Doing all this requires a combination of education, incentives, and organization, based on an understanding of each of the actors and how they interact. What is really needed is no less than reinventing the building design process, and with it, many current real-estate practices. Here are some suggestions for how this might be done:

  • Restructure design professionals’ fees so that they are rewarded for efficient results. One promising approach involves rebates from utilities directly to the design team, as Ontario Hydro has already done. These can double normal design fees and still be very cost-effective for the utility. Another promising approach is "value-based compensation" in which the design fee is split into a basic part and an incentive term that rewards the designer for cutting energy cost or total life-cycle cost.

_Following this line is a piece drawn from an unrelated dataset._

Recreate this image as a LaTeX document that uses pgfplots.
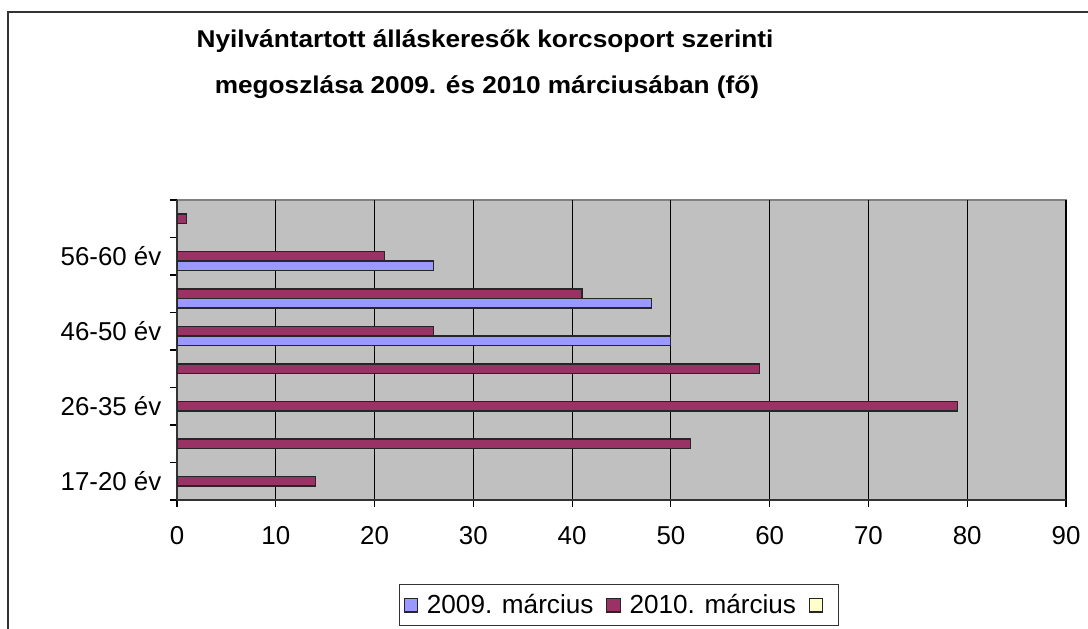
\documentclass[border=0pt]{standalone}
\usepackage{pgfplots}
\pgfplotsset{compat=1.18}
\usepackage{graphicx}
\usepackage{fontspec}
\setmainfont{Liberation Sans}
\definecolor{sA}{HTML}{9999FF}
\definecolor{sB}{HTML}{993366}
\definecolor{sC}{HTML}{FFFFCC}
\definecolor{bg}{HTML}{C0C0C0}
\begin{document}
\begin{tikzpicture}[x=0.75pt,y=0.75pt]
\useasboundingbox (0,0) rectangle (1088,628);
\clip (0,0) rectangle (1088,628);
% chart frame
\draw[line width=1.2pt, black!80] (8,-20) -- (8,616) -- (1100,616);
% title
\node[font=\fontsize{18.2}{20}\selectfont\bfseries, anchor=base, inner sep=0pt] at (485,628-48)
  {\scalebox{1.08}[1]{Nyilvántartott álláskeresők korcsoport szerinti}};
\node[font=\fontsize{18.2}{20}\selectfont\bfseries, anchor=base, inner sep=0pt] at (487,628-94)
  {\scalebox{1.08}[1]{megoszlása 2009. és 2010 márciusában (fő)}};
\begin{axis}[
  at={(177*0.75pt,128*0.75pt)}, anchor=south west,
  scale only axis, width=889*0.75pt, height=300*0.75pt,
  xbar=0pt, bar width=9.5*0.75pt,
  xmin=0, xmax=90, ymin=-0.5, ymax=7.5,
  xtick={0,10,...,90},
  ytick={0,2,4,6},
  yticklabels={17-20 év,26-35 év,46-50 év,56-60 év},
  minor ytick={-0.5,0.5,...,7.5},
  major y tick style={draw=none},
  tick align=outside,
  major tick length=7*0.75pt, minor tick length=7*0.75pt,
  tick style={black, line width=0.8pt},
  xmajorgrids, major grid style={black, line width=0.8pt},
  axis x line*=bottom, axis y line*=left,
  axis line style={black!80, line width=1pt},
  axis background/.style={fill=bg, draw=gray, line width=1pt},
  /pgf/number format/assume math mode=true,
  ticklabel style={font=\fontsize{19.4}{22}\selectfont},
  xticklabel style={yshift=-11pt},
  yticklabel style={xshift=-3pt},
  legend columns=3,
  legend style={at={(222/889,-84/300)}, anchor=north west, draw=black!80, line width=0.8pt,
    font=\fontsize{19.6}{22}\selectfont, inner xsep=3pt, inner ysep=6pt,
    /tikz/every odd column/.append style={column sep=5pt},
    /tikz/every even column/.append style={column sep=8pt},
    nodes={inner sep=1.5pt}},
  legend image code/.code={\draw[#1, line width=0.8pt] (0.03cm,-0.18cm) rectangle (0.39cm,0.18cm);},
]
\addplot[fill=sA, draw=black!85, line width=0.8pt] coordinates {(50,4) (48,5) (26,6)};
\addlegendentry{2009. március}
\addplot[fill=sB, draw=black!85, line width=0.8pt] coordinates {(14,0) (52,1) (79,2) (59,3) (26,4) (41,5) (21,6) (1,7)};
\addlegendentry{2010. március}
\addplot[fill=sC, draw=black!85, line width=0.8pt] coordinates {(0,-10)};
\addlegendentry{}
\end{axis}
\end{tikzpicture}
\end{document}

  • Re-integrate the now dis-integrated design process. Only a fully coordinated, multidisciplinary design team – with one person designated as the "energy conscience" – seems capable of producing exemplary results.

  • Stage a frontal attack on the use of design rules-of-thumb and return to classical concepts of engineering optimization. Ensure that design and construction professionals have access to cutting-edge technologies.

  • Educate developers about the effect of energy costs on project economics, including effects on capital costs. Show developers how lower energy costs can lower rents, giving them a competitive edge in real-estate markets, and how advanced energy retrofits can restore distressed properties to financial health.

  • Increase energy efficiency education at universities and through professional associations. Through industry groups and government agencies, systematically plan and manage the flow of technology from basic R&D through commercialization and into the marketplace.

  • Encourage utility design professionals to consult with developers before a project is built – not after – to enhance design integration. Increase utility involvement in marketing efficient buildings and encourage the use of "feebates," in which property owners either pay a fee or receive a rebate depending on a building’s energy efficiency.

  • Improve building maintenance and operation. Enhance preventative maintenance. Increase spending on operator training.

  • Reform leasing practices to promote, not discourage, the wise use of energy. Enable tenant and owner to benefit from energy efficiency. Replace master meters with per-occupant meters for multiple tenancies. Provide complete information on energy costs to tenants, landlords, and brokers.

These and related measures can do much to overcome institutional problems and fragmentation. They can go far toward unleashing the latent creativity of many design professionals and rewarding them for money- and energy-saving choices. The rewards for all of us will be a substantially more efficient and sustainable society.